*** TASK INPUTS

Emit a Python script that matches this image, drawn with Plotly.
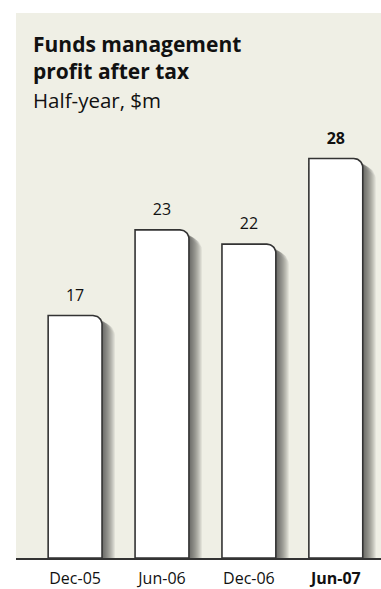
import numpy as np
import plotly.graph_objects as go

# Half-year funds management profit after tax, $m
periods = ["Dec-05", "Jun-06", "Dec-06", "Jun-07"]
profit = [17, 23, 22, 28]
tick_labels = ["Dec-05", "Jun-06", "Dec-06", "<b>Jun-07</b>"]
value_labels = ["17", "23", "22", "<b>28</b>"]

BG = "#EFEFE5"
EDGE = "#333333"
FONT = "Open Sans"

# geometry of the plot area in pixels (used to keep the corner round)
W, H = 381, 589
ML, MR, MT, MB = 16, 0, 13, 26
X_RANGE = [-0.68, 3.52]
Y_RANGE = [0, 38.2]
px_x = (W - ML - MR) / (X_RANGE[1] - X_RANGE[0])
px_y = (H - MT - MB) / (Y_RANGE[1] - Y_RANGE[0])

BAR_W = 0.62


def rounded_bar(xc, top, half, radius_px, shift_px=0.0, drop_px=0.0):
    """Outline of a bar with only its top-right corner rounded."""
    x0 = xc - half
    x1 = xc + half + shift_px / px_x
    t = top - drop_px / px_y
    rx, ry = radius_px / px_x, radius_px / px_y
    ang = np.linspace(np.pi / 2, 0, 14)
    xs = [x0, x0] + list(x1 - rx + rx * np.cos(ang)) + [x1, x0]
    ys = [0, t] + list(t - ry + ry * np.sin(ang)) + [0, 0]
    return xs, ys


fig = go.Figure()

# soft shadows: nested translucent layers, each reaching a little further right
SHADOW_STEPS = 13
for i, v in enumerate(profit):
    for k in range(1, SHADOW_STEPS + 1):
        xs, ys = rounded_bar(i, v, BAR_W / 2, 9 + k * 0.4, shift_px=k, drop_px=1 + k * 0.45)
        fig.add_trace(go.Scatter(
            x=xs, y=ys, mode="lines", line=dict(width=0),
            fill="toself", fillcolor="rgba(45,45,40,0.075)",
            hoverinfo="skip", showlegend=False,
        ))

# the bars themselves
for i, v in enumerate(profit):
    xs, ys = rounded_bar(i, v, BAR_W / 2, 9)
    fig.add_trace(go.Scatter(
        x=xs, y=ys, mode="lines", fill="toself", fillcolor="white",
        line=dict(color=EDGE, width=1.6),
        hoverinfo="skip", showlegend=False,
    ))

# value labels just above the bar tops
fig.add_trace(go.Scatter(
    x=list(range(len(profit))), y=[v + 19 / px_y for v in profit], mode="text",
    text=value_labels, textposition="middle center",
    textfont=dict(family=FONT, size=16, color="#111111"),
    hoverinfo="skip", showlegend=False,
))

TX = (31 - ML) / (W - ML)
PH = H - MT - MB

fig.update_layout(
    width=W, height=H,
    margin=dict(l=ML, r=MR, t=MT, b=MB, pad=0),
    paper_bgcolor="white", plot_bgcolor=BG,
    font=dict(family=FONT, color="#111111"),
    xaxis=dict(
        range=X_RANGE, tickmode="array",
        tickvals=list(range(len(periods))), ticktext=tick_labels,
        showgrid=False, zeroline=False,
        showline=True, linecolor=EDGE, linewidth=1.6,
        ticks="outside", ticklen=5, tickcolor="rgba(0,0,0,0)",
        tickfont=dict(family=FONT, size=16, color="#111111"),
        fixedrange=True,
    ),
    yaxis=dict(range=Y_RANGE, visible=False, fixedrange=True),
    annotations=[
        dict(text="<b>Funds management<br>profit after tax</b>",
             xref="paper", yref="paper", x=TX, y=1 - (28 - MT) / PH,
             xanchor="left", yanchor="top", align="left", showarrow=False,
             font=dict(family=FONT, size=21, color="#111111")),
        dict(text="Half-year, $m",
             xref="paper", yref="paper", x=TX, y=1 - (85 - MT) / PH,
             xanchor="left", yanchor="top", align="left", showarrow=False,
             font=dict(family=FONT, size=20.5, color="#111111")),
    ],
)

fig.write_html("out.html")
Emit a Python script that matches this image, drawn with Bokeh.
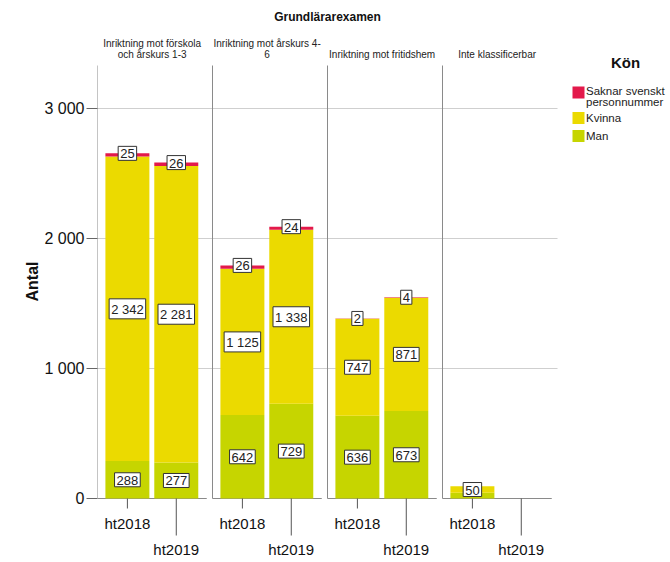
from bokeh.plotting import figure
from bokeh.models import Range1d, FixedTicker, ColumnDataSource
from bokeh.embed import file_html
from bokeh.resources import INLINE
from bokeh.core.properties import value

# ---------------- data ----------------
chart_title = "Grundlärarexamen"
panels = ["Inriktning mot förskola\noch årskurs 1-3",
          "Inriktning mot årskurs 4-\n6",
          "Inriktning mot fritidshem",
          "Inte klassificerbar"]
terms = ["ht2018", "ht2019"]
legend_title = "Kön"
series_names = ["Saknar svenskt\npersonnummer", "Kvinna", "Man"]
series_colors = ["#E3194B", "#EBDA00", "#C6D500"]

# values per panel, [ht2018, ht2019]
man = [[288, 277], [642, 729], [636, 673], [44, 0]]
kvinna = [[2342, 2281], [1125, 1338], [747, 871], [50, 0]]
saknar = [[25, 26], [26, 24], [2, 4], [0, 0]]

y_ticks = [0, 1000, 2000, 3000]
y_tick_labels = ["0", "1 000", "2 000", "3 000"]
y_label = "Antal"

# ---------------- layout constants ----------------
W, H = 670, 562
LEFT = 97             # canvas px of frame left
PXX = 57.5            # px per x unit
PXY = 0.13            # px per y unit
ZERO_PAGE = 498       # canvas y of value 0
FRAME_TOP_PAGE = 0
FRAME_BOT_PAGE = H
FRAME_LEFT_PAGE = LEFT


def X(px):
    return (px - FRAME_LEFT_PAGE) / PXX


def Y(py):
    return (ZERO_PAGE - py) / PXY


x_end = (W - LEFT) / PXX
p = figure(width=W, height=H, output_backend="svg", toolbar_location=None,
           x_range=Range1d(0, x_end),
           y_range=Range1d(Y(FRAME_BOT_PAGE), Y(FRAME_TOP_PAGE)),
           x_axis_location=None, min_border_left=LEFT, min_border_right=0,
           min_border_top=0, min_border_bottom=0)
p.outline_line_color = None
p.grid.visible = False
p.background_fill_color = "white"
p.border_fill_color = "white"

FONT = "Liberation Sans"

# y axis
ax = p.yaxis[0]
ax.ticker = FixedTicker(ticks=y_ticks)
ax.major_label_overrides = {t: l for t, l in zip(y_ticks, y_tick_labels)}
ax.axis_line_color = None
ax.major_tick_out = 11
ax.major_tick_in = 0
ax.minor_tick_out = 0
ax.minor_tick_in = 0
ax.major_tick_line_color = "#666666"
ax.major_label_text_font = FONT
ax.major_label_text_font_size = "16px"
ax.major_label_text_color = "#111111"
ax.major_label_standoff = 2
ax.axis_label = y_label
ax.axis_label_text_font = FONT
ax.axis_label_text_font_size = "16px"
ax.axis_label_text_font_style = "bold"
ax.axis_label_text_color = "#111111"
ax.axis_label_standoff = 0

n_panels = len(panels)
bar_offsets = [0.52, 1.37]
bar_w = 0.765
sep_top = Y(65)

# gridlines
gx0, gx1, gy = [], [], []
for t in y_ticks[1:]:
    gx0.append(0)
    gx1.append(2 * n_panels)
    gy.append(t)
p.segment(x0=gx0, y0=gy, x1=gx1, y1=gy, line_color="#cfcfcf", line_width=1)

# panel separators and bottom lines
p.segment(x0=[2 * i for i in range(n_panels)], y0=[0] * n_panels,
          x1=[2 * i for i in range(n_panels)], y1=[sep_top] * n_panels,
          line_color="#8a8a8a", line_width=1)
p.segment(x0=[2 * i for i in range(n_panels)], y0=[0] * n_panels,
          x1=[2 * i + 1.9 for i in range(n_panels)], y1=[0] * n_panels,
          line_color="#8a8a8a", line_width=1)

# bars
segs = {"x": [], "bottom": [], "top": [], "color": []}
labels = {"x": [], "y": [], "text": []}


def fmt(v):
    return f"{v:,}".replace(",", " ")


for i in range(n_panels):
    for j in range(len(terms)):
        x = 2 * i + bar_offsets[j]
        m, k, s = man[i][j], kvinna[i][j], saknar[i][j]
        stack = [(m, series_colors[2]), (k, series_colors[1]), (s, series_colors[0])]
        base = 0
        for v, c in stack:
            if v > 0:
                segs["x"].append(x)
                segs["bottom"].append(base)
                segs["top"].append(base + v)
                segs["color"].append(c)
            base += v
        if m >= 100:
            labels["x"].append(x); labels["y"].append(m / 2); labels["text"].append(fmt(m))
        if k > 0:
            labels["x"].append(x); labels["y"].append(m + k / 2); labels["text"].append(fmt(k))
        if s > 0:
            labels["x"].append(x); labels["y"].append(m + k + s); labels["text"].append(fmt(s))

p.vbar(x="x", bottom="bottom", top="top", width=bar_w, color="color",
       line_color=None, source=ColumnDataSource(segs))

p.text(x="x", y="y", text="text", source=ColumnDataSource(labels),
       text_font=value(FONT), text_font_size="13px", text_color="#222222",
       text_align="center", text_baseline="middle",
       background_fill_color="white", border_line_color="#333333",
       border_line_width=1, padding=dict(left=2, right=2, top=3, bottom=2))

# x ticks and staggered labels
tick_len = [Y(508), Y(535)]
lab_y = [Y(523), Y(549)]
tx, ty0, ty1, lx, ly, lt = [], [], [], [], [], []
for i in range(n_panels):
    for j, term in enumerate(terms):
        x = 2 * i + bar_offsets[j]
        tx.append(x); ty0.append(0); ty1.append(tick_len[j])
        lx.append(x); ly.append(lab_y[j]); lt.append(term)
p.segment(x0=tx, y0=ty0, x1=tx, y1=ty1, line_color="#555555", line_width=1)
p.text(x=lx, y=ly, text=lt, text_font=value(FONT), text_font_size="15px",
       text_color="#111111", text_align="center", text_baseline="middle")

# titles
p.text(x=[n_panels], y=[Y(16)], text=[chart_title], text_font=value(FONT),
       text_font_size="12px", text_font_style="bold", text_color="#111111",
       text_align="center", text_baseline="middle")
p.text(x=[2 * i + 0.95 for i in range(n_panels)], y=[Y(59)] * n_panels,
       text=panels, text_font=value(FONT), text_font_size="10px",
       text_color="#222222", text_align="center", text_baseline="bottom",
       text_line_height=1.0)

# legend
p.text(x=[X(625)], y=[Y(62)], text=[legend_title], text_font=value(FONT),
       text_font_size="15px", text_font_style="bold", text_color="#111111",
       text_align="center", text_baseline="middle")
sq_y = [Y(92), Y(117.5), Y(135.5)]
p.rect(x=[X(578)] * 3, y=sq_y, width=12, height=12, width_units="screen",
       height_units="screen", color=series_colors, line_color=None)
p.text(x=[X(585.5)] * 3, y=[Y(84.5), Y(117.5), Y(135.5)], text=series_names,
       text_font=value(FONT), text_font_size="11.5px", text_color="#222222",
       text_align="left", text_baseline=["top", "middle", "middle"],
       text_line_height=0.95)

open("out.html", "w").write(file_html(p, INLINE))
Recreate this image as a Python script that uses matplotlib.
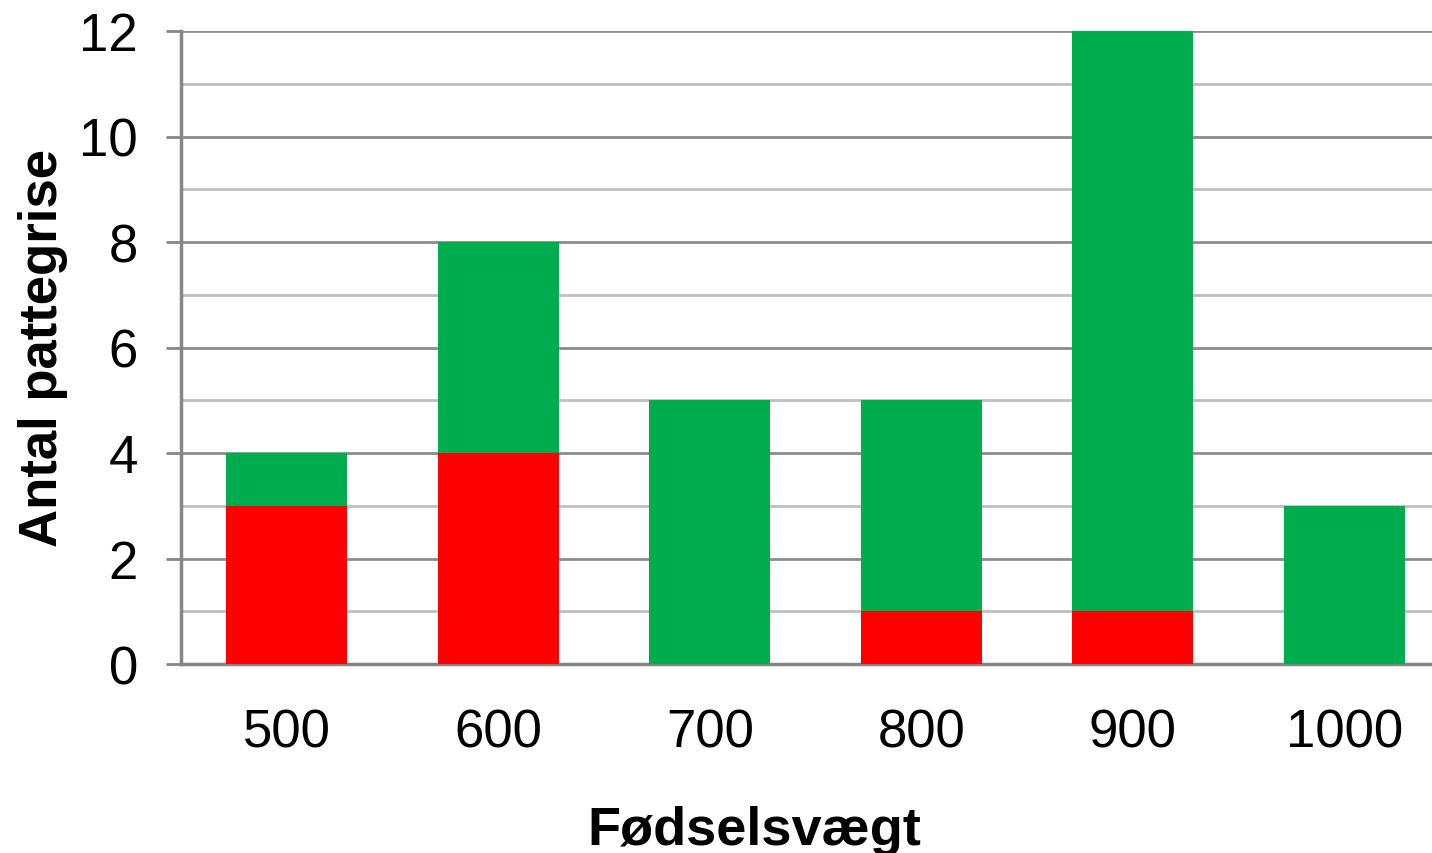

******

- AIM
The lines from the start of the data through the line that contains "BAR_W = 0.62" are to be returned exactly, please, with both ends included and every picture left out.

- RESULT OF THIS EXERCISE
Emit a Python script that matches this image, drawn with Plotly.
import numpy as np
import plotly.graph_objects as go

# Half-year funds management profit after tax, $m
periods = ["Dec-05", "Jun-06", "Dec-06", "Jun-07"]
profit = [17, 23, 22, 28]
tick_labels = ["Dec-05", "Jun-06", "Dec-06", "<b>Jun-07</b>"]
value_labels = ["17", "23", "22", "<b>28</b>"]

BG = "#EFEFE5"
EDGE = "#333333"
FONT = "Open Sans"

# geometry of the plot area in pixels (used to keep the corner round)
W, H = 381, 589
ML, MR, MT, MB = 16, 0, 13, 26
X_RANGE = [-0.68, 3.52]
Y_RANGE = [0, 38.2]
px_x = (W - ML - MR) / (X_RANGE[1] - X_RANGE[0])
px_y = (H - MT - MB) / (Y_RANGE[1] - Y_RANGE[0])

BAR_W = 0.62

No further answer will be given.